We have a need to store larger Machine Learning models as datasets. Sometimes we’d need to store a tarball at sizes up to 1 TB.
Have you tried storing large volumes in one DataSet, or do you recommend using another way to store it on OpenBIS?
My Idea is to use the Datamover service on our servers for rsync the data to openbis generic dropbox. Please let me know if you have any fancier solution in place!
please clarify bit more here.
Are you asking about to ensure openBIS can correctly handle single files of 1TB?
Or are you asking what are our experience and recommendation to design regular data flow of 1TB files into openBIS dropboxes?
Because I see your question a bit exclusive. Yes, we have experience storing large volumes in one dataset but does it mean large volumes of several files of 1TB? Yes, we have several data flow designed for large data sets, as well as thousands of different files reaching to 1TB files as well as single large files per import.
Datamover is more to address complex connectivity situation where you cannot reach data source directly from openBIS instance. It is not likely to address small or large files problem.

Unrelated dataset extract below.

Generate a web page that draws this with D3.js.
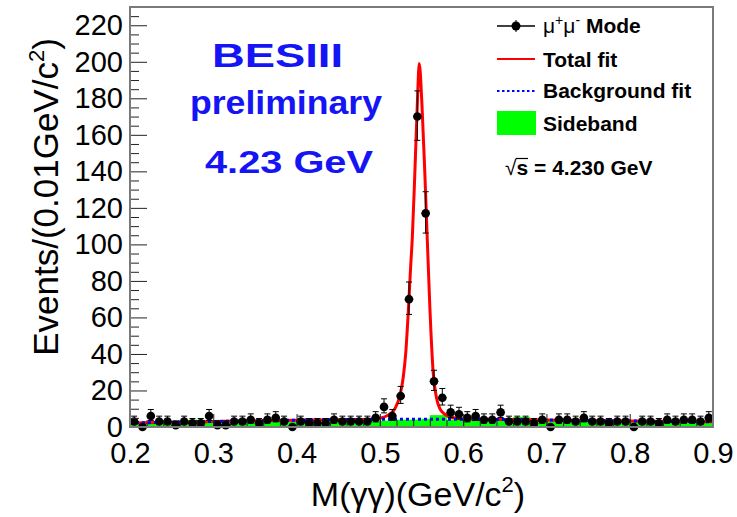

Desiging data flow the choice to be made is to use openBIS dropbox with “auto-detection” or “marker-file” as “incoming-data-completeness-condition”.
Fast bandwidth, less files of smaller size favour choosing “auto-detection”, while slow bandwidth, more files of larger size favour "marker-file.

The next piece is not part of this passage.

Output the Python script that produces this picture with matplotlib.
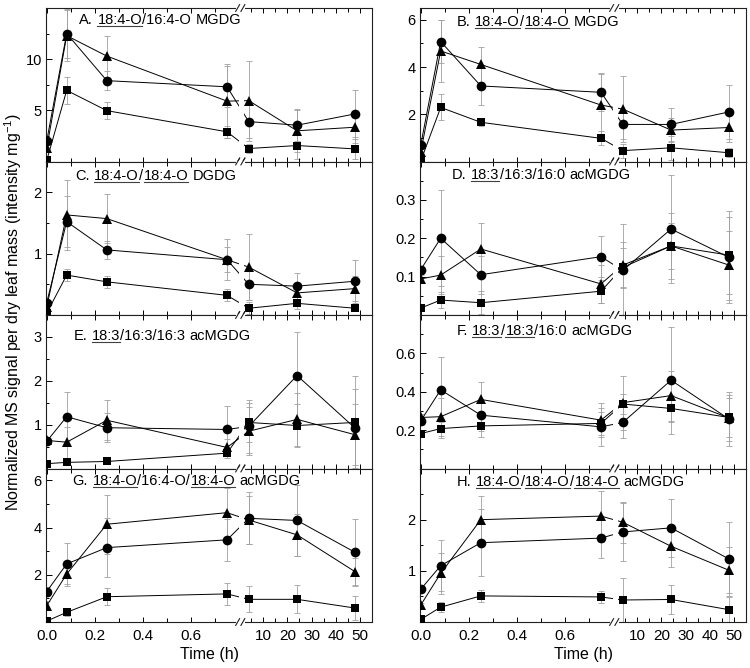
import numpy as np
import matplotlib
matplotlib.use("Agg")
import matplotlib.pyplot as plt
from matplotlib.lines import Line2D
from matplotlib.transforms import IdentityTransform

plt.rcParams['font.family'] = ['Liberation Sans', 'DejaVu Sans']
plt.rcParams['mathtext.fontset'] = 'custom'
plt.rcParams['mathtext.rm'] = 'Liberation Sans'

# ---------------- data ----------------
TIME = [0, 0.083, 0.25, 0.75, 4, 24, 48]
X_MAJOR = [0, 0.2, 0.4, 0.6, 10, 20, 30, 40, 50]
X_MAJOR_LABELS = ['0.0', '0.2', '0.4', '0.6', '10', '20', '30', '40', '50']
X_MINOR = [0.1, 0.3, 0.5, 0.7, 5, 15, 25, 35, 45]

A_circle = [2.0, 12.5, 7.9, 7.3, 3.9, 3.55, 4.65]
A_circle_err = [0.3, 2.4, 0.9, 2.0, 1.6, 1.5, 2.3]
A_triangle = [1.3, 12.3, 10.3, 5.9, 5.95, 3.0, 3.35]
A_triangle_err = [0.4, 2.5, 2.0, 3.6, 3.9, 2.1, 1.5]
A_square = [0.1, 6.95, 4.97, 2.9, 1.27, 1.56, 1.23]
A_square_err = [0.1, 1.3, 0.8, 0.6, 0.4, 1.3, 1.0]

B_circle = [0.7, 5.08, 3.2, 2.93, 1.57, 1.57, 2.1]
B_circle_err = [0.1, 0.9, 0.8, 0.8, 0.6, 0.7, 1.15]
B_triangle = [0.41, 4.68, 4.11, 2.39, 2.22, 1.33, 1.44]
B_triangle_err = [0.1, 1.3, 0.75, 1.3, 1.4, 0.5, 0.6]
B_square = [0.02, 2.29, 1.66, 0.98, 0.46, 0.58, 0.37]
B_square_err = [0.02, 0.55, 0.15, 0.3, 0.3, 0.5, 0.2]

C_circle = [0.2, 1.52, 1.06, 0.9, 0.5, 0.47, 0.55]
C_circle_err = [0.03, 0.42, 0.15, 0.33, 0.25, 0.22, 0.35]
C_triangle = [0.13, 1.63, 1.57, 0.9, 0.78, 0.36, 0.43]
C_triangle_err = [0.03, 0.57, 0.4, 0.2, 0.54, 0.15, 0.2]
C_square = [0.03, 0.65, 0.54, 0.32, 0.11, 0.19, 0.11]
C_square_err = [0.01, 0.1, 0.1, 0.1, 0.1, 0.1, 0.05]

D_circle = [0.118, 0.2, 0.105, 0.152, 0.116, 0.224, 0.15]
D_circle_err = [0.01, 0.125, 0.05, 0.053, 0.12, 0.14, 0.12]
D_triangle = [0.094, 0.104, 0.172, 0.081, 0.13, 0.18, 0.13]
D_triangle_err = [0.01, 0.05, 0.068, 0.05, 0.06, 0.085, 0.09]
D_square = [0.018, 0.039, 0.032, 0.062, 0.124, 0.18, 0.156]
D_square_err = [0.005, 0.02, 0.03, 0.03, 0.05, 0.06, 0.1]

E_circle = [0.62, 1.18, 0.93, 0.89, 0.96, 2.12, 0.92]
E_circle_err = [0.05, 0.56, 0.33, 0.53, 0.6, 1.0, 0.9]
E_triangle = [0.64, 0.6, 1.1, 0.48, 0.85, 1.12, 0.77]
E_triangle_err = [0.05, 0.35, 0.46, 0.2, 0.55, 0.6, 0.7]
E_square = [0.11, 0.14, 0.16, 0.35, 1.05, 0.98, 1.05]
E_square_err = [0.03, 0.03, 0.03, 0.1, 0.45, 0.5, 1.05]

F_circle = [0.248, 0.41, 0.278, 0.217, 0.24, 0.46, 0.257]
F_circle_err = [0.02, 0.17, 0.08, 0.1, 0.08, 0.28, 0.14]
F_triangle = [0.266, 0.27, 0.36, 0.252, 0.343, 0.38, 0.263]
F_triangle_err = [0.02, 0.1, 0.09, 0.09, 0.14, 0.13, 0.12]
F_square = [0.182, 0.208, 0.222, 0.235, 0.336, 0.313, 0.266]
F_square_err = [0.01, 0.05, 0.06, 0.06, 0.05, 0.07, 0.1]

G_circle = [1.29, 2.46, 3.15, 3.48, 4.39, 4.3, 2.95]
G_circle_err = [0.2, 0.87, 1.26, 0.9, 1.1, 1.5, 1.4]
G_triangle = [0.69, 2.03, 4.14, 4.63, 4.32, 3.69, 2.13]
G_triangle_err = [0.2, 0.5, 1.24, 1.03, 1.0, 0.9, 0.6]
G_square = [0.04, 0.41, 1.07, 1.19, 0.96, 0.96, 0.59]
G_square_err = [0.03, 0.15, 0.35, 0.45, 0.55, 0.6, 0.5]

H_circle = [0.64, 1.1, 1.55, 1.64, 1.76, 1.84, 1.23]
H_circle_err = [0.05, 0.5, 0.65, 0.38, 0.56, 0.57, 0.73]
H_triangle = [0.33, 0.95, 2.0, 2.07, 1.95, 1.48, 1.01]
H_triangle_err = [0.05, 0.4, 0.47, 0.5, 0.4, 0.41, 0.45]
H_square = [0.05, 0.29, 0.51, 0.49, 0.43, 0.44, 0.24]
H_square_err = [0.02, 0.1, 0.12, 0.12, 0.43, 0.28, 0.25]

# y axis: limits, labelled ticks, minor ticks
A_ylim, A_yticks, A_yminor = (0, 15), [5, 10], [2.5, 7.5, 12.5]
B_ylim, B_yticks, B_yminor = (0, 6.5), [2, 4, 6], [1, 3, 5]
C_ylim, C_yticks, C_yminor = (0, 2.5), [1, 2], [0.5, 1.5]
D_ylim, D_yticks, D_yminor = (0, 0.4), [0.1, 0.2, 0.3], [0.05, 0.15, 0.25, 0.35]
E_ylim, E_yticks, E_yminor = (0, 3.5), [1, 2, 3], [0.5, 1.5, 2.5]
F_ylim, F_yticks, F_yminor = (0, 0.8), [0.2, 0.4, 0.6], [0.1, 0.3, 0.5, 0.7]
G_ylim, G_yticks, G_yminor = (0, 6.5), [2, 4, 6], [1, 3, 5]
H_ylim, H_yticks, H_yminor = (0, 3.0), [1, 2], [0.5, 1.5, 2.5]

# titles: (text, underlined, space before)
A_title = [("A.", 0, 0), ("18:4-O", 1, 1), ("/16:4-O", 0, 0), ("MGDG", 0, 1)]
B_title = [("B.", 0, 0), ("18:4-O", 1, 1), ("/", 0, 0), ("18:4-O", 1, 0), ("MGDG", 0, 1)]
C_title = [("C.", 0, 0), ("18:4-O", 1, 1), ("/", 0, 0), ("18:4-O", 1, 0), ("DGDG", 0, 1)]
D_title = [("D.", 0, 0), ("18:3", 1, 1), ("/16:3/16:0", 0, 0), ("acMGDG", 0, 1)]
E_title = [("E.", 0, 0), ("18:3", 1, 1), ("/16:3/16:3", 0, 0), ("acMGDG", 0, 1)]
F_title = [("F.", 0, 0), ("18:3", 1, 1), ("/", 0, 0), ("18:3", 1, 0), ("/16:0", 0, 0), ("acMGDG", 0, 1)]
G_title = [("G.", 0, 0), ("18:4-O", 1, 1), ("/16:4-O/", 0, 0), ("18:4-O", 1, 0), ("acMGDG", 0, 1)]
H_title = [("H.", 0, 0), ("18:4-O", 1, 1), ("/", 0, 0), ("18:4-O", 1, 0), ("/", 0, 0),
           ("18:4-O", 1, 0), ("acMGDG", 0, 1)]

panels = [
    dict(row=0, col=0, c=A_circle, ce=A_circle_err, t=A_triangle, te=A_triangle_err, s=A_square, se=A_square_err,
         ylim=A_ylim, yt=A_yticks, ym=A_yminor, title=A_title, tx=0.102, ty=16.0),
    dict(row=0, col=1, c=B_circle, ce=B_circle_err, t=B_triangle, te=B_triangle_err, s=B_square, se=B_square_err,
         ylim=B_ylim, yt=B_yticks, ym=B_yminor, title=B_title, tx=0.114, ty=18.5),
    dict(row=1, col=0, c=C_circle, ce=C_circle_err, t=C_triangle, te=C_triangle_err, s=C_square, se=C_square_err,
         ylim=C_ylim, yt=C_yticks, ym=C_yminor, title=C_title, tx=0.090, ty=18.5),
    dict(row=1, col=1, c=D_circle, ce=D_circle_err, t=D_triangle, te=D_triangle_err, s=D_square, se=D_square_err,
         ylim=D_ylim, yt=D_yticks, ym=D_yminor, title=D_title, tx=0.098, ty=17.5),
    dict(row=2, col=0, c=E_circle, ce=E_circle_err, t=E_triangle, te=E_triangle_err, s=E_square, se=E_square_err,
         ylim=E_ylim, yt=E_yticks, ym=E_yminor, title=E_title, tx=0.084, ty=25.5),
    dict(row=2, col=1, c=F_circle, ce=F_circle_err, t=F_triangle, te=F_triangle_err, s=F_square, se=F_square_err,
         ylim=F_ylim, yt=F_yticks, ym=F_yminor, title=F_title, tx=0.112, ty=20.0),
    dict(row=3, col=0, c=G_circle, ce=G_circle_err, t=G_triangle, te=G_triangle_err, s=G_square, se=G_square_err,
         ylim=G_ylim, yt=G_yticks, ym=G_yminor, title=G_title, tx=0.082, ty=16.5),
    dict(row=3, col=1, c=H_circle, ce=H_circle_err, t=H_triangle, te=H_triangle_err, s=H_square, se=H_square_err,
         ylim=H_ylim, yt=H_yticks, ym=H_yminor, title=H_title, tx=0.112, ty=18.0),
]

# ---------------- broken time scale ----------------
K = 0.010054  # compression of the long-time segment


def fwd(x):
    return np.interp(x, [-1e3, 0.8, 1.0, 1e4], [-1e3, 0.8, 0.8 + K, 0.8 + K * 1e4])


def inv(p):
    return np.interp(p, [-1e3, 0.8, 0.8 + K, 0.8 + K * 1e4], [-1e3, 0.8, 1.0, 1e4])


W, H = 750, 668
fig = plt.figure(figsize=(W / 100, H / 100), dpi=100)

AX_W = 326
AX_H = 153.5
TOP0 = 8
COL_X = [46, 420]
TFS = 10.5

title_texts = []
for p in panels:
    x0 = COL_X[p['col']]
    top = TOP0 + p['row'] * AX_H
    ax = fig.add_axes([x0 / W, 1 - (top + AX_H) / H, AX_W / W, AX_H / H])
    ax.set_xscale('function', functions=(fwd, inv))
    ax.set_xlim(-0.003, 55)
    ax.set_ylim(*p['ylim'])

    for vals, err, mk, ms in [(p['c'], p['ce'], 'o', 7.0),
                              (p['t'], p['te'], '^', 7.5),
                              (p['s'], p['se'], 's', 6.2)]:
        ax.errorbar(TIME, vals, yerr=err, fmt='none', ecolor='#a0a0a0',
                    elinewidth=0.6, capsize=2.0, capthick=0.6, zorder=1)
        ax.plot(TIME, vals, '-', color='black', lw=0.7, zorder=2)
        ax.plot(TIME, vals, linestyle='none', marker=mk, ms=ms, color='black',
                markeredgewidth=0, zorder=3)

    # white gap where the lines cross the axis break
    ax.axvspan(0.82, 2.2, color='white', lw=0, zorder=2.4)

    ax.set_xticks(X_MAJOR)
    ax.set_xticks(X_MINOR, minor=True)
    ax.set_yticks(p['yt'], labels=['%g' % v for v in p['yt']])
    ax.set_yticks(p['ym'], minor=True)
    ax.tick_params(which='both', direction='in', top=True, right=False, width=0.7)
    ax.tick_params(axis='y', which='major', length=4, pad=3, labelsize=10.5)
    ax.tick_params(axis='y', which='minor', length=2.5)
    ax.tick_params(axis='x', which='major', length=3.5, pad=5.0, labelsize=11)
    ax.tick_params(axis='x', which='minor', length=3.0)
    if p['row'] == 3:
        ax.set_xticklabels(X_MAJOR_LABELS)
        ax.set_xlabel('Time (h)', fontsize=11.5, labelpad=3)
    else:
        ax.tick_params(axis='x', labelbottom=False)
    for sp in ax.spines.values():
        sp.set_linewidth(0.8)
        sp.set_color('#202020')

    # axis break marks
    bx = ax.transAxes.inverted().transform(ax.transData.transform((0.9, 0)))[0]
    for yb in (0, 1):
        ax.plot([bx - 0.009, bx + 0.009], [yb, yb], transform=ax.transAxes,
                color='white', lw=2.2, clip_on=False, zorder=5)
        for dx in (-0.008, 0.008):
            ax.plot([bx + dx - 0.006, bx + dx + 0.006], [yb - 0.022, yb + 0.022],
                    transform=ax.transAxes, color='#202020', lw=0.8,
                    clip_on=False, zorder=6)

    # title with underlined fragments
    prev = None
    ty = 1 - p['ty'] / AX_H
    for txt, ul, sp in p['title']:
        if prev is None:
            t = ax.text(p['tx'], ty, txt, transform=ax.transAxes, fontsize=TFS,
                        ha='left', va='baseline', zorder=7)
        else:
            gap = sp * TFS * 0.278 + 0.25
            t = ax.annotate(txt, xy=(1, 0), xycoords=prev, xytext=(gap, 0),
                            textcoords='offset points', ha='left', va='bottom',
                            fontsize=TFS, zorder=7)
        if ul:
            title_texts.append(t)
        prev = t

fig.text(13.0 / W, 1 - 312 / H,
         'Normalized MS signal per dry leaf mass (intensity mg$^{\\mathregular{-1}}$)',
         rotation=90, ha='center', va='center', fontsize=11.5)

fig.canvas.draw()
for t in title_texts:
    bb = t.get_window_extent()
    yl = bb.y0 + 1.2
    fig.add_artist(Line2D([bb.x0, bb.x1], [yl, yl], transform=IdentityTransform(),
                          color='#404040', lw=0.8))

fig.savefig('out.png', dpi=100)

Thank you Artur for an elaborate answer.
I was most interested in knowing if openBIS can handle a single file of 1TB in a dataset. For now, these larger files will probably be 10-20 single 1TB files where each will be connected to it’s own dataset.
We’d use the dropbox importer with a marker-file as “incoming-data-completeness-condition”.
Based on your answer, I feel confident we can proceed with the strategy we have in mind.